After your analysis you should answer the following questions:
- How does neural network width affects oversaturation?
- How different choices of activation functions in the hidden layers affect the oversaturation?
- How does depth influence the oversaturation?

In [None]:
def print_gradient(model, inputs, targets):
    outputs = model(inputs)

    loss = torch.nn.functional.cross_entropy(outputs, targets)
    loss.backward()

    for i, parameter in reversed(enumerate(model.parameters())):
        print(f"\n\n--------- PARAMETER {i} GRADIENT ---------\n\n")
        print(parameter.grad)

In [None]:
inputs = torch.rand(32, 10)
targets = torch.randint(low=0, high=5, size=(32,))

In [None]:
# Your experiments

## Second part

> __In this part we will try to see `dead` neurons in our data__

### Provided code

> __`fit` function trains our model based on provided `inputs`, `targets` and for specified number of steps (`epochs`)__

> `lr` specifies how fast we will update our neural network (more about that in the next section)

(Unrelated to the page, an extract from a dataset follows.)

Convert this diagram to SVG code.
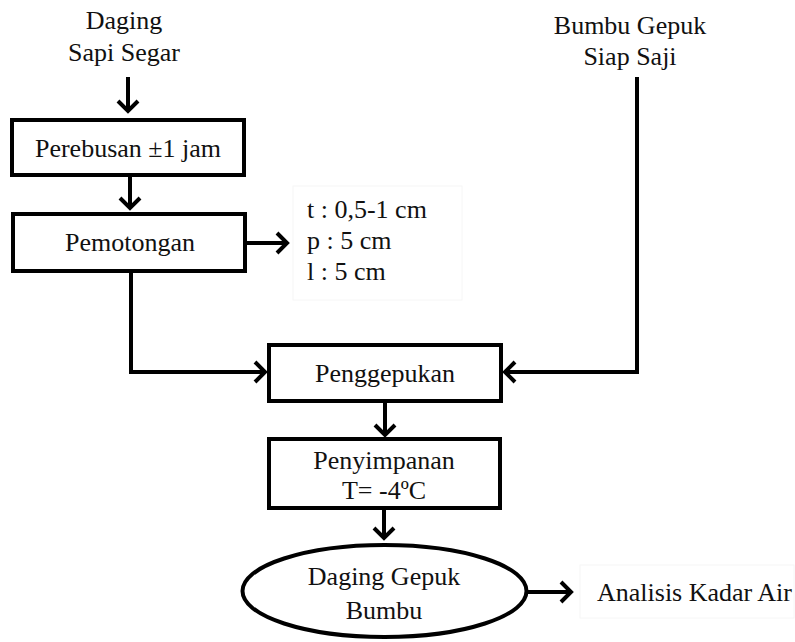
<svg xmlns="http://www.w3.org/2000/svg" width="795" height="642" viewBox="0 0 795 642" font-family="'Liberation Serif', 'Times New Roman', Times, serif">
<style>
text{font-family:'Liberation Serif','Times New Roman',Times,serif;font-size:26px;fill:#111;}
.c{text-anchor:middle;}
.box{fill:#fff;stroke:#000;stroke-width:4;}
.ln{fill:none;stroke:#000;stroke-width:4;stroke-linejoin:miter;}
.faint{fill:#fff;stroke:#f6f6f6;stroke-width:1;}
</style>
<defs>
<marker id="ah" markerUnits="userSpaceOnUse" markerWidth="30" markerHeight="30" refX="0" refY="0" viewBox="-15 -15 30 30" orient="auto" overflow="visible">
<path d="M-10,-10 L0,0 L-10,10" fill="none" stroke="#000" stroke-width="4"/>
</marker>
</defs>
<rect width="795" height="642" fill="#fff"/>
<g id="connectors">
<line class="ln" x1="128" y1="77" x2="128" y2="111" marker-end="url(#ah)"/>
<line class="ln" x1="130" y1="175" x2="130" y2="208" marker-end="url(#ah)"/>
<line class="ln" x1="245" y1="243" x2="287" y2="243" marker-end="url(#ah)"/>
<path class="ln" d="M131,271 L131,372 L265,372" marker-end="url(#ah)"/>
<path class="ln" d="M637,77 L637,372 L505,372" marker-end="url(#ah)"/>
<line class="ln" x1="385" y1="401" x2="385" y2="435" marker-end="url(#ah)"/>
<line class="ln" x1="384" y1="508" x2="384" y2="538" marker-end="url(#ah)"/>
<line class="ln" x1="527" y1="592" x2="571" y2="592" marker-end="url(#ah)"/>
</g>
<g id="daging-sapi">
<text class="c" x="124" y="29">Daging</text>
<text class="c" x="124" y="61">Sapi Segar</text>
</g>
<g id="bumbu-gepuk">
<text class="c" x="630" y="34">Bumbu Gepuk</text>
<text class="c" x="630" y="65">Siap Saji</text>
</g>
<g id="perebusan">
<rect class="box" x="12" y="120" width="232" height="55"/>
<text class="c" x="128" y="157">Perebusan ±1 jam</text>
</g>
<g id="pemotongan">
<rect class="box" x="13" y="214" width="232" height="57"/>
<text class="c" x="130" y="251">Pemotongan</text>
</g>
<g id="ukuran">
<rect class="faint" x="293" y="186" width="169" height="114"/>
<text x="307" y="218">t : 0,5-1 cm</text>
<text x="307" y="249">p : 5 cm</text>
<text x="307" y="280">l : 5 cm</text>
</g>
<g id="penggepukan">
<rect class="box" x="269" y="345" width="232" height="56"/>
<text class="c" x="385" y="382">Penggepukan</text>
</g>
<g id="penyimpanan">
<rect class="box" x="269" y="439" width="231" height="69"/>
<text class="c" x="384" y="469">Penyimpanan</text>
<text class="c" x="384" y="499">T= -4ºC</text>
</g>
<g id="daging-gepuk">
<ellipse class="box" cx="384.5" cy="591" rx="142" ry="46"/>
<text class="c" x="384" y="585">Daging Gepuk</text>
<text class="c" x="384" y="619">Bumbu</text>
</g>
<g id="analisis">
<rect class="faint" x="580" y="565" width="214" height="53"/>
<text x="597" y="601">Analisis Kadar Air</text>
</g>
</svg>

General procedure is the following:
- `fit` your model of choice and specify `lr`
- Run `dead.check(model, input)` to see how many of the neurons are dead for this data

> __Do you know how `DeadNeurons` object works?__

### Your task

After your analysis you should answer the following questions:
- How does `lr` affect dead neurons?
- How size of the neural network affects number of dead neurons (depth, width)
- Does it make a difference whether the network is deeper or shallower in terms of dead neurons?
- How does data size affect percentage of dead neurons?

In [None]:
def fit(model, inputs, targets, epochs, lr):

    optimizer = torch.optim.SGD(model.parameters(), lr=lr)
    for _ in range(epochs):
        outputs = model(inputs)

        loss = torch.nn.functional.cross_entropy(outputs, targets)
        loss.backward()

        optimizer.step()
        optimizer.zero_grad()
        
class DeadNeurons:
    def __init__(self):
        self._counter = 0

    def __call__(self, module, inputs, outputs):
        neuron_activations = torch.sum(outputs, dim=0)
        total_neurons = neuron_activations.numel()
        zeros = total_neurons - torch.count_nonzero(neuron_activations)
        percentage = (zeros / total_neurons) * 100
        print(f"Layer: {self._counter} | Name: {module} | Dead: {percentage} %")
        self._counter += 1

    def check(self, module, *args, **kwargs):
        hooks = [
            submodule.register_forward_hook(self)
            for submodule in module.children()
            if not isinstance(submodule, torch.nn.Linear)
        ]

        module(*args, **kwargs)

        for hook in hooks:
            hook.remove()

In [None]:
dead = DeadNeurons()

In [None]:
# Your experiments

## Summary

- Linear layers work like multiclass logistic regression with `in_features` and `out_features`.
- Perceptron has __no hidden layers__.
- __Multilayer Perceptron (MLP)__ is standard neural network with multiple layers.
- We need to use multiple layers interspreded with activations in order to achieve non-linear behaviour
- Main activation function is currently `ReLU` or `LeakyReLU`
- Main problem with `sigmoid` and `tanh` is saturation and dying gradient (though there are used in some neural network blocks like recurrent)
- `ReLU` may suffer from dying neurons phenomena which may impact neural network
- Though it is not the most probable cause of poor network performance
- Remember to use wide layers (say `50`, `100` neurons), depending on task (if the model does not learn, it might need more parameters)
- Sufficiently wide and/or deep neural networks can approximate any function.

# Challenges

## Assessment

- How does [Parametric ReLU](https://pytorch.org/docs/stable/generated/torch.nn.PReLU.html) (a.k.a. `PReLU`) works?
- What are the pros and cons of using this activation?
- What is neural network prunning? See [PyTorch tutorial](https://pytorch.org/tutorials/intermediate/pruning_tutorial.html) about it

## Non-assessment
- Play around with [Tensorflow Neural Network playground](http://playground.tensorflow.org/#activation=tanh&batchSize=10&dataset=circle&regDataset=reg-plane&learningRate=0.03&regularizationRate=0&noise=0&networkShape=4,2&seed=0.97988&showTestData=false&discretize=false&percTrainData=50&x=true&y=true&xTimesY=false&xSquared=false&ySquared=false&cosX=false&sinX=false&cosY=false&sinY=false&collectStats=false&problem=classification&initZero=false&hideText=false)
- How Maxout activation function works? What are the upsides and downsides of using it? 
- How SeLU activation function works? What are the upsides and downsides of using it?
- Can you somehow show the impact of non-zero centered activation?